A Black Sheep
by Ada Cambridge
Edited by Elizabeth Morrison
A Black Sheep is the original serialised version of Ada Cambridge's best known novel A Marked Man. Following the fortunes of Richard Delavel as a rebellious Oxford undergraduate in 1850s England and a still restless mmiddle-aged family man in 1880s Sydney, the story presents his life and loves, work and leisure, beliefs and hopes against a background of constraints and opportunities in Britain and Australia.
A powerful creation of an iconoclastic character in search of professional fulfillment, A Black Sheep is also a complex reflection on marriage ties and social obligations and a lively evocation of late colonial Sydney. Serialised in the Melbourne Age in 1888, its title was changed and parts of the text rewritten for the Heinnemann edition of 1890 on which all subsequent editions have until now been based.

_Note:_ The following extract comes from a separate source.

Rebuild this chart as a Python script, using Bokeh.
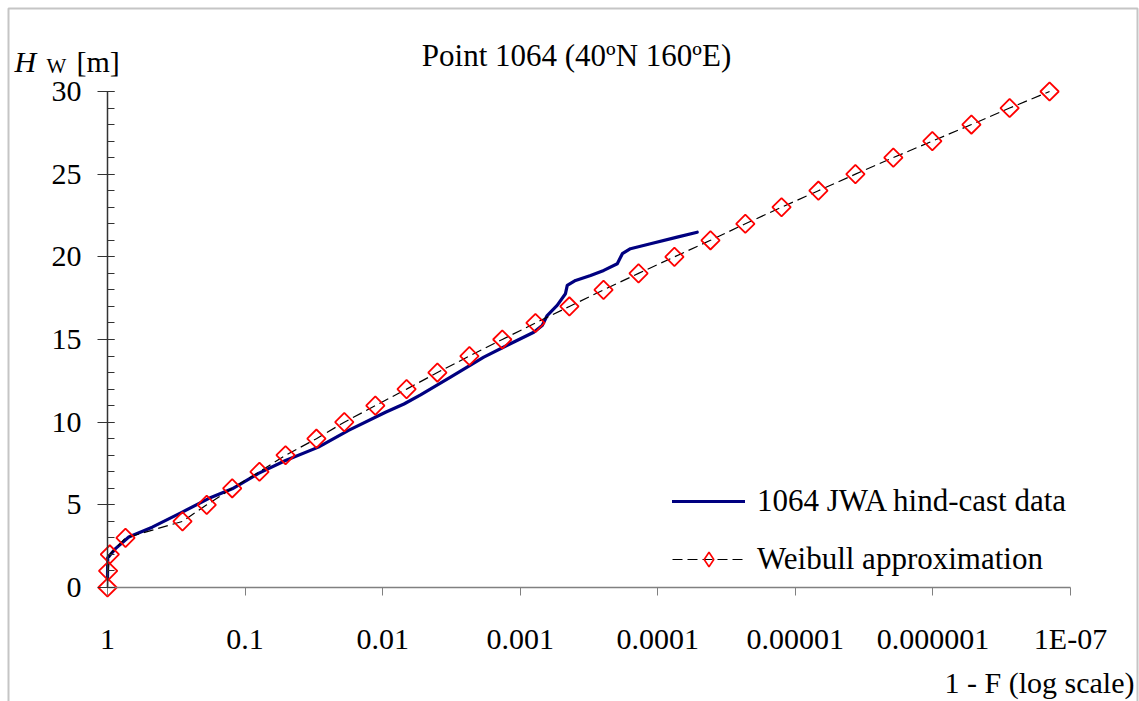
import math
from bokeh.plotting import figure
from bokeh.models import (Range1d, FixedTicker, CustomJSTickFormatter, Label,
                          Legend, LegendItem, BoxAnnotation, LogAxis,
                          LinearAxis, Grid)
from bokeh.embed import file_html
from bokeh.resources import INLINE

# ---------------- data ----------------
weibull_hw = list(range(31))
weibull_exceed = [1.0, 0.99, 0.962, 0.74, 0.285, 0.19, 0.124, 0.0786, 0.0508,
                  0.0303, 0.019, 0.0113, 0.0067, 0.0040, 0.00234, 0.00135,
                  0.000775, 0.000439, 0.000248, 0.000138, 7.57e-5, 4.14e-5,
                  2.31e-5, 1.26e-5, 6.8e-6, 3.66e-6, 1.94e-6, 1.01e-6,
                  5.25e-7, 2.77e-7, 1.42e-7]

hindcast_exceed = [1.0, 0.996, 0.875, 0.700, 0.473, 0.286, 0.1845, 0.124,
                   0.0799, 0.0508, 0.0293, 0.0177, 0.00953, 0.00700, 0.00530,
                   0.00321, 0.00184, 0.00118, 0.000797, 0.000692, 0.000637,
                   0.000539, 0.000469, 0.000455, 0.000396, 0.000308,
                   0.000247, 0.000197, 0.000181, 0.000158, 0.000113, 7.23e-5,
                   5.17e-5]
hindcast_hw = [0.6, 1.8, 2.35, 3.05, 3.65, 4.56, 5.38, 5.97, 6.9, 7.68, 8.49,
               9.5, 10.6, 11.1, 11.65, 12.72, 13.93, 14.74, 15.44, 15.85,
               16.45, 17.06, 17.77, 18.27, 18.57, 18.87, 19.18, 19.58, 20.19,
               20.49, 20.79, 21.19, 21.49]

x_ticks = [1, 0.1, 0.01, 0.001, 0.0001, 0.00001, 0.000001, 0.0000001]
x_tick_labels = ["1", "0.1", "0.01", "0.001", "0.0001", "0.00001",
                 "0.000001", "1E-07"]
y_ticks = [0, 5, 10, 15, 20, 25, 30]
y_minor_ticks = list(range(31))

title_text = "Point 1064 (40\u00baN 160\u00baE)"
x_title = "1 - F (log scale)"
series_names = ["1064 JWA hind-cast data", "Weibull approximation"]

# ---------------- layout ----------------
W, H = 1139, 701
FL, FR, FT, FB = 107, 1070, 91, 587   # plot-area edges in canvas px
FONT = "Liberation Serif"

# the frame covers the whole canvas; the ranges are padded so that the
# plot area (1 .. 1e-7, 0 .. 30) lands on the edges above
dec_per_px = 7.0 / (FR - FL)
u_per_px = 30.0 / (FB - FT)
x_range = Range1d(10 ** (FL * dec_per_px), 10 ** (-7 - (W - FR) * dec_per_px))
y_range = Range1d(-(H - FB) * u_per_px, 30 + FT * u_per_px)

p = figure(width=W, height=H, x_axis_type="log", x_axis_location=None,
           y_axis_location=None, x_range=x_range, y_range=y_range,
           output_backend="svg", toolbar_location=None, min_border=0)
p.outline_line_color = None
p.background_fill_color = "white"
p.border_fill_color = "white"
for g in p.select(type=Grid):
    g.visible = False

# x axis (at Hw = 0)
xa = LogAxis(fixed_location=0, bounds=(1e-7, 1),
             ticker=FixedTicker(ticks=x_ticks, minor_ticks=[]),
             formatter=CustomJSTickFormatter(
                 args=dict(labels=x_tick_labels),
                 code="const i = Math.round(-Math.log10(tick)); "
                      "return labels[i] ?? '';"))
xa.axis_line_color = "#808080"
xa.major_tick_line_color = "#808080"
xa.axis_line_width = 1.5
xa.major_tick_in = 0
xa.major_tick_out = 8
xa.major_label_standoff = 26
xa.major_label_text_font = FONT
xa.major_label_text_font_size = "30px"
xa.major_label_text_color = "black"
p.add_layout(xa, "below")

# y axis (at 1 - F = 1)
ya = LinearAxis(fixed_location=1, bounds=(0, 30),
                ticker=FixedTicker(ticks=y_ticks, minor_ticks=y_minor_ticks))
ya.axis_line_color = "#333333"
ya.major_tick_line_color = "#333333"
ya.minor_tick_line_color = "#333333"
ya.axis_line_width = 1.5
ya.major_tick_in = 7
ya.major_tick_out = 10
ya.minor_tick_in = 7
ya.minor_tick_out = 0
ya.major_label_standoff = 16
ya.major_label_text_font = FONT
ya.major_label_text_font_size = "30px"
ya.major_label_text_color = "black"
p.add_layout(ya, "left")

# series
r_hind = p.line(hindcast_exceed, hindcast_hw, line_color="#000080",
                line_width=3.2, line_join="round", line_cap="round")
r_wline = p.line(weibull_exceed, weibull_hw, line_color="black",
                 line_width=1.2, line_dash="10 5")
r_wpts = p.scatter(weibull_exceed, weibull_hw, marker="square", size=13,
                   angle=math.pi / 4, fill_color=None, line_color="#ff0000",
                   line_width=1.8)
# legend-only proxy marker (one NaN point, draws nothing in the plot)
r_wkey = p.scatter(x=[float("nan")], y=[float("nan")], marker="diamond",
                   size=12, fill_color=None, line_color="#ff0000",
                   line_width=1.6)

legend = Legend(items=[LegendItem(label=series_names[0], renderers=[r_hind]),
                       LegendItem(label=series_names[1],
                                  renderers=[r_wline, r_wkey])],
                location=(672, H - 577), orientation="vertical",
                glyph_width=73, glyph_height=36, label_standoff=12,
                spacing=22, padding=0, margin=0,
                border_line_color=None, background_fill_alpha=0,
                label_text_font=FONT, label_text_font_size="31px",
                label_text_color="black")
p.add_layout(legend, "center")


def lab(text, cx, cy, size, align="left", style="normal"):
    p.add_layout(Label(x=cx, y=H - cy, x_units="screen", y_units="screen",
                       text=text, text_font=FONT, text_font_size=size,
                       text_align=align, text_baseline="middle",
                       text_font_style=style, text_color="black"))


lab(title_text, 576, 55, "31px", align="center")
lab(x_title, 1134, 682, "30px", align="right")
lab("H", 14, 61, "30px", style="italic")
lab("W", 46, 65, "21px")
lab("[m]", 76, 61, "30px")

# outer frame of the chart
p.add_layout(BoxAnnotation(left=8, right=1137, bottom=-20, top=H - 8,
                           left_units="screen", right_units="screen",
                           bottom_units="screen", top_units="screen",
                           fill_alpha=0, line_color="#404040", line_width=2))

open("out.html", "w").write(file_html(p, INLINE))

Providing the text as Australian readers first encountered it, this Colonial Texts Series edition, published in 2004, also has an introduction tracing the publishing history, a textual apparatus displaying variants in the later version and explanatory notes to help readers appreciate significant allusions and quotations that might not be as familiar today as they were in 1888.
About the Author
Born in Norfolk, England, in 1844, Ada Cambridge was an established author of devotional verse and tales when she accompanied her clergyman husband, George Cross, to Australia in 1870. Living first in country Victoria and later in Melbourne, she turned to secular writing and became a leading colonial author. Widely acclaimed for her fiction, she produced a total of twenty-seven novels. In the 1870s and 1880s they were widely published in Melbourne and Sydney newspapers; in the 1890s and 1900s, brought out as books in London. Her output also includes many short stories and sketches, occasional verse and three poetry collections, two autobiographical works, and several essays and other prose writings. She died in 1926, in Melbourne.
About the Editor
Elizabeth Morrison has been research officer to the Canberra-based Academy Editions of Australian Literature project and before that she was a librarian, a lecturer in librarianship and a research fellow in Australian Studies. Now living in Melbourne, she researches and writes about nineteenth-century Australian newspaper, publishing and literary history, with particular focus on the role of newspaper serial fiction in colonial literary culture. Her edition of Ada Cambridge's A Woman's Friendship appeared in 1988 as the first title in the Colonial Texts Series.